Searching for his niche - We liked this book a lot. It's well written, tells many interesting stories (involving both famous people, e.g., Trump, Biden, Tim Scott, et al., and people one never heard of), and lays out some sound principles for the art of persuasion. Ask questions versus hurling opinions and insults, set realistic goals (wholesale conversions are few and far between), master the facts, be open to other views (you could be the one who is wrong), and avoid making things personal.

The coverage of Gowdy's chairmanship of the select committee on the Benghazi attack and the Mueller probe provide revealing insights on why both of these investigations were doomed to failure. This book helps to explain Gowdy's previously expressed view that the current counterattack on the Mueller probe (seen by conservatives as a "witch hunt") isn't likely to yield a raft of criminal indictments. His basic advice is don't set unrealistic goals; aim lower and if things go well over deliver.

Given that Gowdy spent years as a prosecutor, only to resign and run for Congress in 2010, and then bowed out after 8 years to return to the legal world in South Carolina, one can't help but wonder what sort of career this man wants. Maybe he'll wind up as a judge, our guess is that he would be a good one.

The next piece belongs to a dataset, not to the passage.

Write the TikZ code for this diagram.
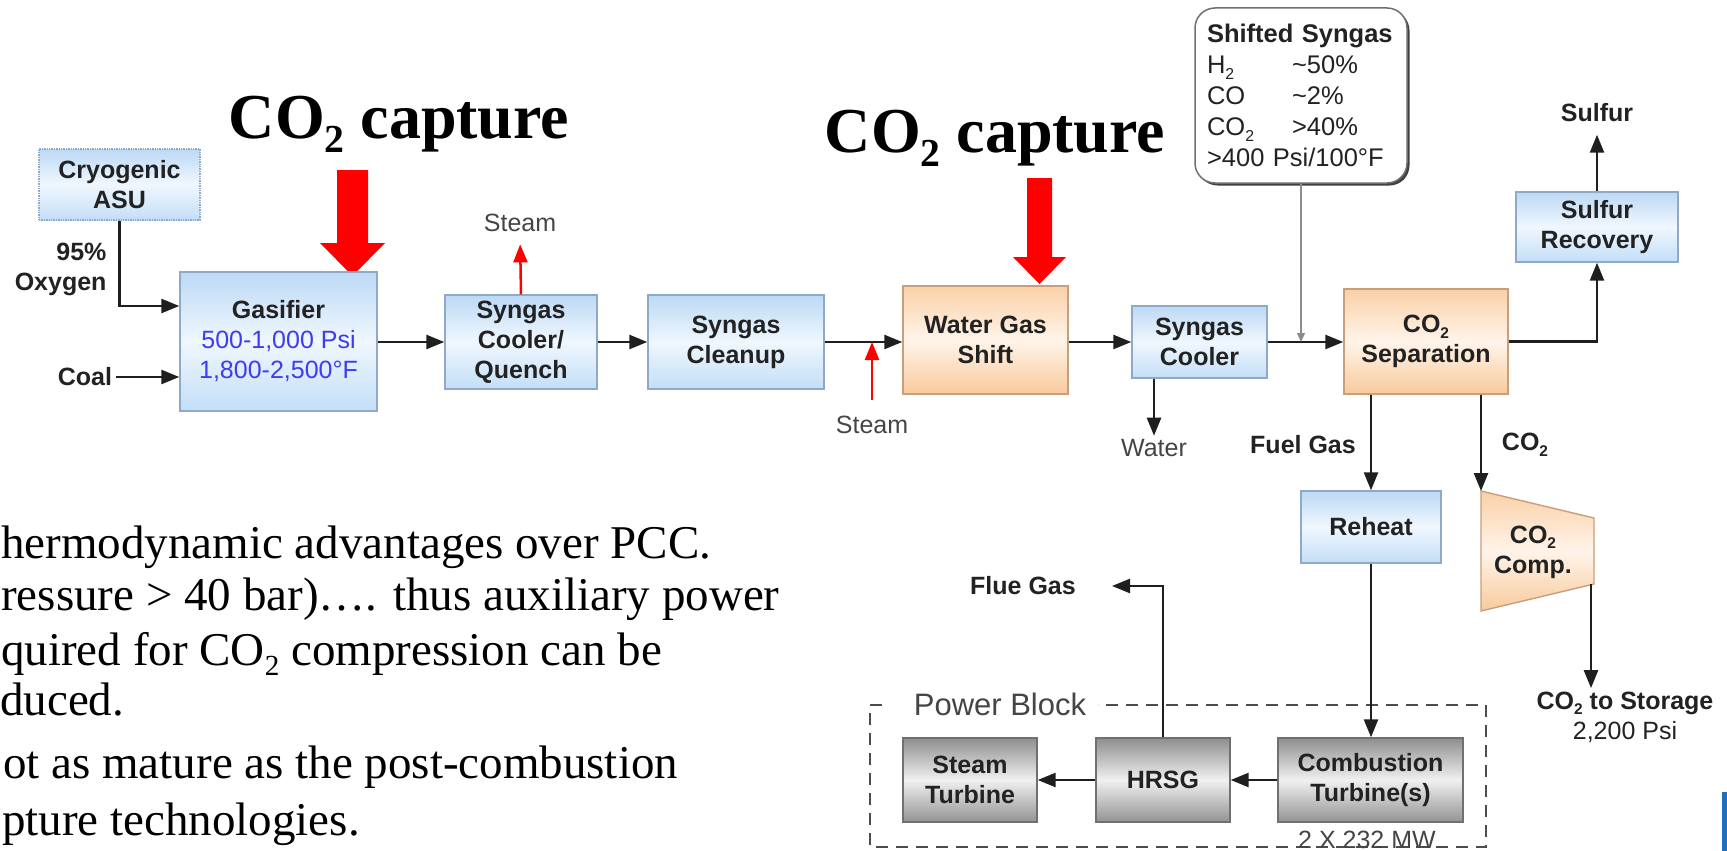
\documentclass[tikz,border=0pt]{standalone}
\usepackage{fontspec}
\setmainfont{Liberation Serif}
\newfontfamily\arial{Liberation Sans}
\usetikzlibrary{arrows.meta,calc,shadows}
\definecolor{blueA}{HTML}{BCD9F5}
\definecolor{blueB}{HTML}{F0F7FE}
\definecolor{blueC}{HTML}{C3DEF7}
\definecolor{bluebd}{HTML}{8FA9C6}
\definecolor{orA}{HTML}{FAD0A6}
\definecolor{orB}{HTML}{FFF4EA}
\definecolor{orC}{HTML}{F8CA9C}
\definecolor{orbd}{HTML}{C79F7C}
\definecolor{grA}{HTML}{8E8E8E}
\definecolor{grB}{HTML}{F0F0F0}
\definecolor{grC}{HTML}{939393}
\definecolor{grbd}{HTML}{707070}
\definecolor{txt}{HTML}{222222}
\definecolor{labgray}{HTML}{454545}
\definecolor{gasblue}{HTML}{3C3CF0}
\definecolor{capred}{HTML}{FF0000}
\definecolor{logoblue}{HTML}{1F6FC0}
\newcommand\boxfont{\arial\bfseries\fontsize{25}{30}\selectfont}
\newcommand\labfont{\arial\mdseries\fontsize{25}{30}\selectfont}
\newcommand\lowsub[1]{\raisebox{-0.22em}{\scalebox{0.62}{#1}}}
\tikzset{
  bbox/.style={draw=bluebd, line width=1.4pt, top color=blueA, bottom color=blueC, middle color=blueB,
    font=\boxfont, text=txt, align=center, inner sep=2pt},
  obox/.style={draw=orbd, line width=1.4pt, top color=orA, bottom color=orC, middle color=orB,
    font=\boxfont, text=txt, align=center, inner sep=2pt},
  gbox/.style={draw=grbd, line width=1.4pt, top color=grA, bottom color=grC, middle color=grB,
    font=\boxfont, text=txt, align=center, inner sep=2pt},
  flow/.style={line width=2.5pt, draw=black!88, -{Triangle[length=18pt,width=14pt]}},
  redflow/.style={line width=2.5pt, draw=capred, color=capred, -{Triangle[length=18pt,width=14pt]}},
  thinflow/.style={line width=1.2pt, draw=black!45, -{Triangle[length=9pt,width=8pt]}},
  lab/.style={font=\labfont, text=labgray},
  blab/.style={font=\boxfont, text=txt},
  pbline/.style={line width=2pt, draw=black!70, dash pattern=on 12pt off 8pt},
  bodytxt/.style={anchor=base west, inner sep=0pt, font=\fontsize{47}{52}\selectfont, text=black},
  captitle/.style={anchor=base, inner sep=0pt, font=\bfseries\fontsize{64}{70}\selectfont, text=black}
}
\begin{document}
\begin{tikzpicture}[x=1pt,y=-1pt]
\useasboundingbox (0,0) rectangle (1727,851);
\fill[white] (0,0) rectangle (1727,851);

% body text (as cut at the left edge)
\node[bodytxt] (t1) at (1,558) {hermodynamic advantages over PCC.};
\node[bodytxt] (t2) at (1,610) {ressure > 40 bar)…. thus auxiliary power};
\node[bodytxt] (t3) at (1,665) {quired for CO\lowsub{2} compression can be};
\node[bodytxt] (t4) at (0,715) {duced.};
\node[bodytxt] (t5) at (3,778) {ot as mature as the post-combustion};
\node[bodytxt] (t6) at (2,835) {pture technologies.};

% titles
\node[captitle] (cap1) at (399,138) {CO\lowsub{2} capture};
\node[captitle] (cap2) at (995,152) {CO\lowsub{2} capture};

% red capture arrows
\fill[capred] (337,170) -- (368,170) -- (368,243) -- (385,243) -- (352.5,276) -- (320,243) -- (337,243) -- cycle;
\fill[capred] (1027,178) -- (1052,178) -- (1052,257) -- (1066,257) -- (1039.5,284) -- (1013,257) -- (1027,257) -- cycle;

% power block
\draw[pbline] (882,705) -- (870,705) -- (870,847) -- (1486,847) -- (1486,705) -- (1098,705);
\node[lab, font=\arial\fontsize{31}{36}\selectfont] (pb) at (1000,704) {Power Block};
\node[lab] (mw) at (1367,840) {2 X 232 MW};

% boxes
\node[bbox, densely dotted, minimum width=161, minimum height=71] (asu) at (119.5,184.5) {Cryogenic\\ASU};
\node[bbox, minimum width=197, minimum height=139] (gas) at (278.5,341.5)
  {Gasifier\\{\labfont\color{gasblue}500-1,000 Psi}\\{\labfont\color{gasblue}1,800-2,500°F}};
\node[bbox, minimum width=152, minimum height=94] (quench) at (521,342) {Syngas\\Cooler/\\Quench};
\node[bbox, minimum width=176, minimum height=94] (clean) at (736,342) {Syngas\\Cleanup};
\node[obox, minimum width=165, minimum height=108] (wgs) at (985.5,340) {Water Gas\\Shift};
\node[bbox, minimum width=135, minimum height=72] (cool) at (1199.5,342) {Syngas\\Cooler};
\node[obox, minimum width=164, minimum height=105] (sep) at (1426,341.5) {CO\lowsub{2}\\Separation};
\node[bbox, minimum width=162, minimum height=70] (srec) at (1597,227) {Sulfur\\Recovery};
\node[bbox, minimum width=140, minimum height=72] (reheat) at (1371,527) {Reheat};
\node[gbox, minimum width=134, minimum height=84] (st) at (970,780) {Steam\\Turbine};
\node[gbox, minimum width=134, minimum height=84] (hrsg) at (1163,780) {HRSG};
\node[gbox, minimum width=185, minimum height=84] (ct) at (1370.5,780) {Combustion\\Turbine(s)};

\node[draw=grbd, line width=1.5pt, rounded corners=20pt, fill=white,
  drop shadow={shadow xshift=2.5pt, shadow yshift=-2.5pt, fill=black!75, opacity=1},
  minimum width=212, minimum height=175, text width=188, align=left,
  font=\arial\fontsize{25.5}{31}\selectfont, text=txt, inner xsep=12pt] (shift) at (1301,95.5)
  {\textbf{Shifted Syngas}\\
   \makebox[85pt][l]{H\lowsub{2}}\textasciitilde 50\%\\
   \makebox[85pt][l]{CO}\textasciitilde 2\%\\
   \makebox[85pt][l]{CO\lowsub{2}}>40\%\\
   >400 Psi/100°F};

% CO2 compressor (trapezoid)
\shade[top color=orA, bottom color=orC, middle color=orB, draw=orbd, line width=1.4pt]
  (1481,491) -- (1594,518) -- (1594,584) -- (1481,611) -- cycle;
\coordinate (compTL) at (1481,491);
\coordinate (compBR) at (1591,584);
\node[blab, align=center] (comp) at (1533,552) {CO\lowsub{2}\\Comp.};

% labels
\node[blab, anchor=east, align=right] (oxy) at (110,269.5) {95\%\\Oxygen};
\node[blab] (coal) at (85,377) {Coal};
\node[lab] (steam1) at (520,223) {Steam};
\node[lab] (steam2) at (872,425) {Steam};
\node[lab] (water) at (1154,448) {Water};
\node[blab] (sulfur) at (1597,113) {Sulfur};
\node[blab] (fuel) at (1303,445) {Fuel Gas};
\node[blab] (co2l) at (1525,445) {CO\lowsub{2}};
\node[blab] (flue) at (1023,586) {Flue Gas};
\node[font=\labfont, text=txt, align=center] (store) at (1625,717) {\textbf{CO\lowsub{2} to Storage}\\2,200 Psi};
\coordinate (fluetip) at (1112,586);

% connectors
\draw[flow] (asu.south) |- ($(gas.west)+(0,-35.5)$);
\draw[flow] (coal.east) -- (coal.east -| gas.west);
\draw[flow] (gas.east |- quench.west) -- (quench.west);
\draw[flow] (quench.east) -- (clean.west);
\draw[flow] (clean.east) -- (clean.east -| wgs.west);
\draw[redflow, shorten >=9pt] (quench.north) -- (steam1.south);
\draw[redflow, shorten <=13pt] (steam2.north) -- (steam2.north |- clean.east);
\draw[flow] (wgs.east |- cool.west) -- (cool.west);
\draw[flow] (cool.east) -- (cool.east -| sep.west);
\draw[thinflow] (shift.south) -- (shift.south |- cool.east);
\draw[flow] (cool.south -| water.north) -- (water.north);
\draw[flow] (sep.east) -| (srec.south);
\draw[flow, shorten >=9pt] (srec.north) -- (sulfur.south);
\draw[flow] (reheat.north |- sep.south) -- (reheat.north);
\draw[flow] (compTL |- sep.south) -- (compTL);
\draw[flow] (compBR) -- (compBR |- store.north);
\draw[flow] (reheat.south) -- (reheat.south |- ct.north);
\draw[flow] (ct.west) -- (hrsg.east);
\draw[flow] (hrsg.west) -- (st.east);
\draw[flow] (hrsg.north) |- (fluetip);

\fill[logoblue] (1722,792) rectangle (1727,851);
\end{tikzpicture}
\end{document}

Don't expect answers about how the US political system can be fixed or whatever, because, as Gowdy says, this is not a book about politics. His focus is on personal efforts to find common ground on specific issues, which effort is laudable but is not about to repair the deepening partisan divide. The author reveals his lack of engagement with the overall political situation by stating In this book that Republicans regained a majority in the US Senate in 2012 (the shift actually took place in 2014).